As Russia’s invasion of his country reached the one-month mark, Ukrainian President Volodymyr Zelensky addressed the world from outside a government building, a soldier keeping watch in the background.
“Make yourself visible and heard,” he said in English during the multilingual video address. “Say that people matter, freedom matters. Peace matters. Ukraine matters.”
The Ukrainian president has conducted a virtual speaking tour over the past four weeks, appearing in front of leaders and legislative bodies across North America and Europe to rally backing for his country’s defense. His Wednesday video underscored what he has repeated again and again: “The world must stop the war,” Zelensky said, asking for further demonstrations of solidarity.

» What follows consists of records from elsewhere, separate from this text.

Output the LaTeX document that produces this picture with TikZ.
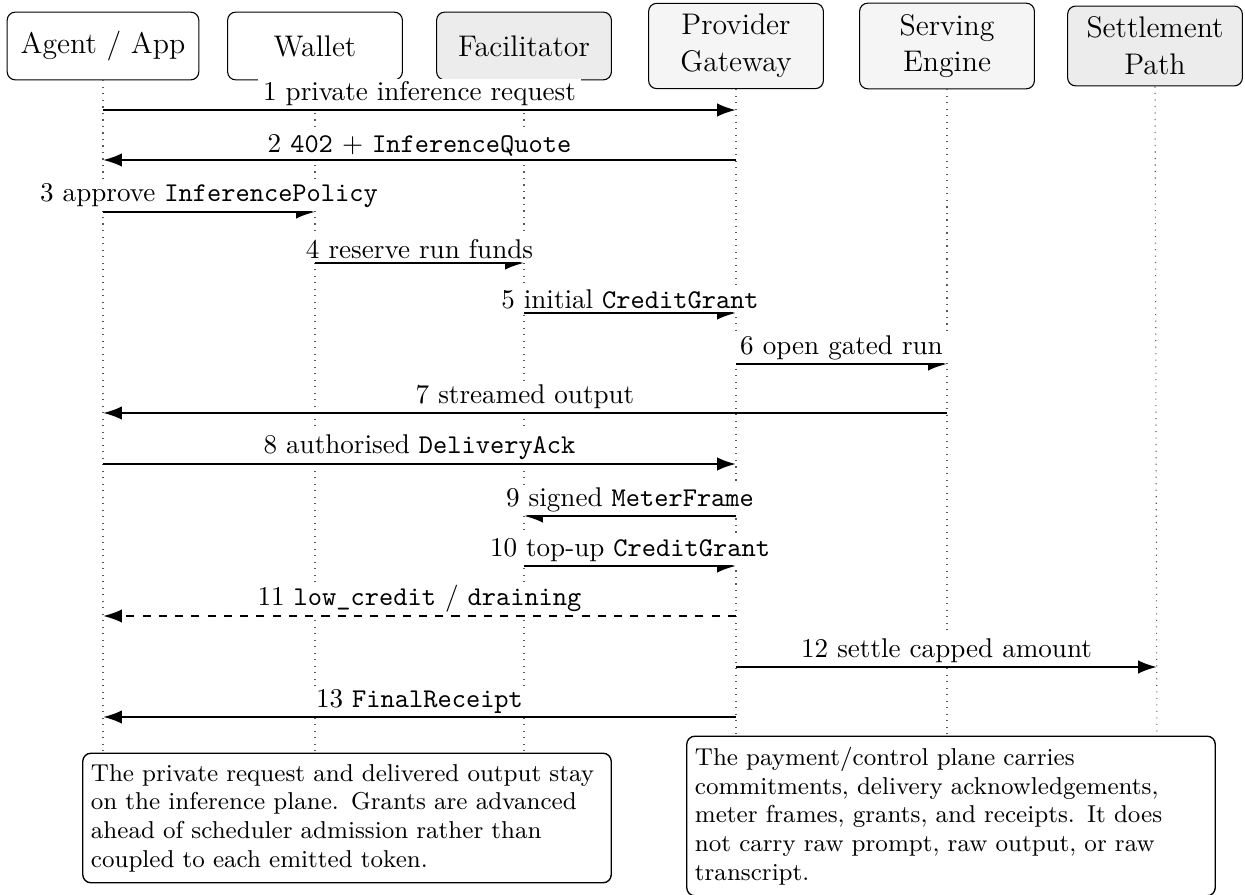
\documentclass[tikz,border=0pt]{standalone}
\usetikzlibrary{arrows.meta}
\begin{document}
\begin{tikzpicture}[x=0.369pt,y=-0.369pt,
  actor/.style={draw, rounded corners=3pt, minimum width=64.5pt, minimum height=25pt,
    inner xsep=5pt, inner ysep=4pt, align=center, font=\fontsize{11}{13.6}\selectfont},
  lifeline/.style={dotted, gray!70!black, line width=0.4pt},
  msg/.style={line width=0.9pt, -{Latex[length=7pt,width=5pt]}},
  dmsg/.style={msg, dashed},
  lbl/.style={fill=white, inner xsep=2pt, inner ysep=1pt, anchor=south, font=\normalsize},
  note/.style={draw, fill=white, rounded corners=3pt, align=left, text width=189pt,
    inner xsep=3pt, inner ysep=4pt, line width=0.5pt, font=\fontsize{9}{10.6}\selectfont}]
\useasboundingbox (0,0) rectangle (1245,895);

% participants
\node[actor, fill=white]   (agent) at (103,46)  {Agent / App};
\node[actor, fill=white]   (wallet) at (315,46) {Wallet};
\node[actor, fill=gray!15] (fac) at (524,46)    {Facilitator};
\node[actor, fill=gray!8]  (prov) at (736,46)   {Provider\\Gateway};
\node[actor, fill=gray!8]  (serv) at (947,46)   {Serving\\Engine};
\node[actor, fill=gray!15] (settle) at (1155,46) {Settlement\\Path};

% lifelines
\foreach \n/\x in {agent/103, wallet/315, fac/524, prov/736, serv/947, settle/1157}{
  \coordinate (\n-end) at (\x,770);
  \draw[lifeline] (\n.south) -- (\n-end);
}

% message rows
\foreach \n/\x in {agent/103, wallet/315, fac/524, prov/736, serv/947, settle/1157}{
  \foreach \k/\y in {1/110,2/160,3/212,4/263,5/313,6/364,7/413,8/464,9/516,10/566,11/616,12/667,13/717}{
    \coordinate (\n-\k) at (\x,\y);
  }
}

\draw[msg] (agent-1) -- (prov-1) node[lbl, midway] {1 private inference request};
\draw[msg] (prov-2) -- (agent-2) node[lbl, midway] {2 \texttt{402} + \texttt{InferenceQuote}};
\draw[msg] (agent-3) -- (wallet-3) node[lbl, midway] {3 approve \texttt{InferencePolicy}};
\draw[msg] (wallet-4) -- (fac-4) node[lbl, midway] {4 reserve run funds};
\draw[msg] (fac-5) -- (prov-5) node[lbl, midway] {5 initial \texttt{CreditGrant}};
\draw[msg] (prov-6) -- (serv-6) node[lbl, midway] {6 open gated run};
\draw[msg] (serv-7) -- (agent-7) node[lbl, midway] {7 streamed output};
\draw[msg] (agent-8) -- (prov-8) node[lbl, midway] {8 authorised \texttt{DeliveryAck}};
\draw[msg] (prov-9) -- (fac-9) node[lbl, midway] {9 signed \texttt{MeterFrame}};
\draw[msg] (fac-10) -- (prov-10) node[lbl, midway] {10 top-up \texttt{CreditGrant}};
\draw[dmsg] (prov-11) -- (agent-11) node[lbl, midway] {11 \texttt{low\_credit} / \texttt{draining}};
\draw[msg] (prov-12) -- (settle-12) node[lbl, midway] {12 settle capped amount};
\draw[msg] (prov-13) -- (agent-13) node[lbl, midway] {13 \texttt{FinalReceipt}};

% notes
\node[note] (n1) at (347,818) {The private request and delivered output stay\\
on the inference plane. Grants are advanced\\
ahead of scheduler admission rather than\\
coupled to each emitted token.};
\node[note] (n2) at (951,816) {The payment/control plane carries\\
commitments, delivery acknowledgements,\\
meter frames, grants, and receipts. It does\\
not carry raw prompt, raw output, or raw\\
transcript.};
\end{tikzpicture}
\end{document}
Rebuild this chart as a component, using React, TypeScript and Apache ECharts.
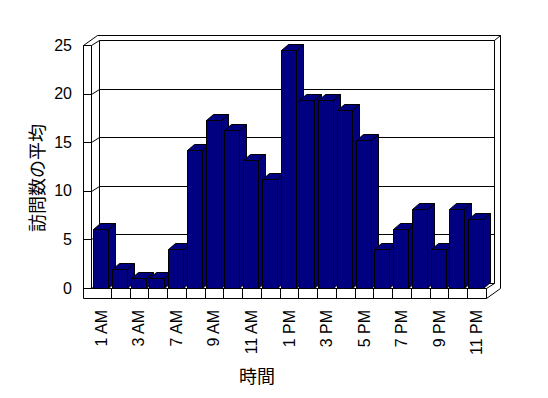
import React, { useEffect, useRef } from "react";
import * as echarts from "echarts";

const categories = [
  "1 AM", "2 AM", "3 AM", "5 AM", "7 AM", "8 AM", "9 AM", "10 AM", "11 AM", "12 PM",
  "1 PM", "2 PM", "3 PM", "4 PM", "5 PM", "6 PM", "7 PM", "8 PM", "9 PM", "10 PM", "11 PM",
];
const visitValues = [
  6.1, 2, 1, 1, 4, 14.2, 17.3, 16.3, 13.2, 11.2,
  24.5, 19.3, 19.3, 18.3, 15.2, 4, 6.1, 8.1, 4, 8.1, 7.1,
];
const yTicks = [0, 5, 10, 15, 20, 25];
const xTitle = "時間";
const yTitle = "訪問数の平均";

const FONT = "'Liberation Sans', Arial, sans-serif";
const CJK = "'Noto Sans CJK JP', sans-serif";
const h = (v: number) => Math.round(v) + 0.5;
const r = (v: number) => Math.round(v);

export default function App() {
  const ref = useRef<HTMLDivElement>(null);
  useEffect(() => {
    if (!ref.current) return;
    const chart = echarts.init(ref.current, undefined, { renderer: "svg" });
    const lineStyle = { stroke: "#000", lineWidth: 1, fill: "none" };
    const ln = (x1: number, y1: number, x2: number, y2: number) => ({
      type: "line",
      shape: { x1: h(x1), y1: h(y1), x2: h(x2), y2: h(y2) },
      style: lineStyle,
      silent: true,
    });

    const frameRender = (params: any, api: any) => {
      const cs = params.coordSys;
      const X0 = cs.x, X1 = cs.x + cs.width, Ytop = cs.y, Y0 = cs.y + cs.height;
      const bx = 8, by = -5, bx2 = 14, by2 = -10;
      const WL = X0 - 9, WR = X0 - 1;
      const bw = api.size([1, 0])[0];
      const els: any[] = [];
      els.push(ln(WL, Ytop, WL, Y0 + 10));
      els.push(ln(WR, Ytop, WR, Y0));
      els.push(ln(WL, Ytop, WR, Ytop));
      els.push(ln(WL, Ytop, WL + bx2, Ytop + by2));
      els.push(ln(WR, Ytop, WR + bx, Ytop + by));
      els.push(ln(WR + bx, Ytop + by, X1 + bx, Ytop + by));
      els.push(ln(X1 + bx, Ytop + by, X1 + bx, Y0 + by));
      els.push(ln(WR + bx, Ytop + by, WR + bx, Y0 + by));
      els.push(ln(WL + bx2, Ytop + by2, X1 + bx2, Ytop + by2));
      els.push(ln(X1 + bx2, Ytop + by2, X1 + bx2, Y0));
      els.push(ln(X1 + bx, Ytop + by, X1 + bx2, Ytop + by2));
      els.push(ln(WR, Y0, X1, Y0));
      els.push(ln(WL, Y0 + 10, X1, Y0 + 10));
      els.push(ln(X1, Y0, X1, Y0 + 10));
      els.push(ln(X1, Y0 + 10, X1 + bx2, Y0 + 10 + by2));
      els.push(ln(X1, Y0, X1 + bx, Y0 + by));
      els.push(ln(WR + bx, Y0 + by, X1 + bx, Y0 + by));
      yTicks.forEach((v) => {
        const y = api.coord([0, v])[1];
        if (v > 0 && v < 25) {
          els.push(ln(WR + bx, y + by, X1 + bx, y + by));
        }
        if (v < 25) {
          els.push(ln(WL, y, WR, y));
          els.push(ln(WR, y, WR + bx, y + by));
        }
      });
      for (let k = 1; k < categories.length; k++) {
        const x = X0 + k * bw;
        els.push(ln(x, Y0, x, Y0 + 10));
      }
      return { type: "group", children: els };
    };

    const barRender = (params: any, api: any) => {
      const i = api.value(0);
      const v = api.value(1);
      const top = api.coord([i, v]);
      const base = api.coord([i, 0]);
      const bw = api.size([1, 0])[0];
      const xs = r(top[0] - bw / 2 + 1) + 0.5;
      const xe = xs + r(bw * 0.8);
      const yt = r(top[1]) + 0.5;
      const yb = r(base[1]) + 0.5;
      const dx = 7, dy = -6;
      const st = { fill: "#000080", stroke: "#000", lineWidth: 1 };
      return {
        type: "group",
        children: [
          { type: "polygon", shape: { points: [[xe, yt], [xe + dx, yt + dy], [xe + dx, yb + dy], [xe, yb]] }, style: st },
          { type: "polygon", shape: { points: [[xs, yt], [xe, yt], [xe + dx, yt + dy], [xs + dx, yt + dy]] }, style: st },
          { type: "rect", shape: { x: xs, y: yt, width: xe - xs, height: yb - yt }, style: st },
        ],
      };
    };

    chart.setOption({
      animation: false,
      backgroundColor: "#fff",
      grid: { left: 92, right: 62, top: 45, bottom: 110 },
      xAxis: {
        type: "category",
        data: categories,
        boundaryGap: true,
        axisLine: { show: false },
        axisTick: { show: false },
        axisLabel: {
          interval: 1,
          rotate: 90,
          margin: 22,
          color: "#000",
          fontSize: 16,
          fontFamily: FONT,
          padding: [0, 0, 8, 0],
        },
      },
      yAxis: {
        type: "value",
        min: 0,
        max: 25,
        interval: 5,
        axisLine: { show: false },
        axisTick: { show: false },
        splitLine: { show: false },
        axisLabel: { margin: 20, color: "#000", fontSize: 16, fontFamily: FONT },
      },
      graphic: [
        {
          type: "text",
          left: 239,
          top: 366,
          style: { text: xTitle, font: `18px ${CJK}`, fill: "#000" },
        },
        {
          type: "text",
          x: 27,
          y: 232,
          rotation: Math.PI / 2,
          style: { text: yTitle, font: `18px ${CJK}`, fill: "#000" },
        },
      ],
      series: [
        {
          type: "custom",
          name: "frame",
          renderItem: frameRender,
          data: [[0, 0]],
          clip: false,
          z: 1,
          silent: true,
        },
        {
          type: "custom",
          name: "訪問数の平均",
          renderItem: barRender,
          data: categories.map((c, i) => [i, visitValues[i]]),
          encode: { x: 0, y: 1 },
          clip: false,
          z: 2,
        },
      ],
    });
    return () => chart.dispose();
  }, []);
  return (
    <div
      ref={ref}
      style={{ position: "fixed", left: 0, top: 0, width: 548, height: 398 }}
    />
  );
}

All around the world, protests have sprung up over the past month condemning the war. In London, people held placards and waved Ukrainian and British flags. In Durban, South Africa, protesters holding antiwar posters marched along the city’s Golden Mile Beach. In Belgrade, Serbia, one demonstrator burned his Russian passport. In Kuala Lumpur, Malaysia, people clutched bunches of flowers.
In Russia, antiwar protests have occurred daily, the independent human rights organization OVD-Info reported, with police detaining thousands. More than 4,500 protesters were arrested in one day early this month.
The sunflower, Ukraine’s national flower, has become a global symbol of solidarity. People are adding the bright yellow sunflower emoji to their social media profiles and wearing sunflowers in their hair and on their clothing. Some are planting seeds so more sunflowers can grow. In one viral video, a Ukrainian woman was heard telling armed Russian soldiers, “Take these seeds so sunflowers grow here when you die,” BBC News reported.
Protesters have turned out in force inside Ukraine, too, despite the dangers. Dozens of Ukrainian protesters chanted “Go home!” in the Russian-occupied city of Kherson on Sunday. They were later violently dispersed by Russian forces.
Zelensky has sought to frame the war as the Kremlin’s attack on free and democratic societies, and he has used his nightly video messages to boost morale at home and stir support abroad.
“They thought Ukrainians would be frightened; they thought Ukrainians would not fight. They were wrong,” he said Wednesday of Russia, adding later: “A month has passed — we withstood six times longer than the enemy had planned.”
Zelensky also addressed Russians directly, saying he knows many are tired of Moscow’s propaganda about the war and encouraging them to continue speaking out.
“Save your sons from the war, tell the truth about the war,” he said.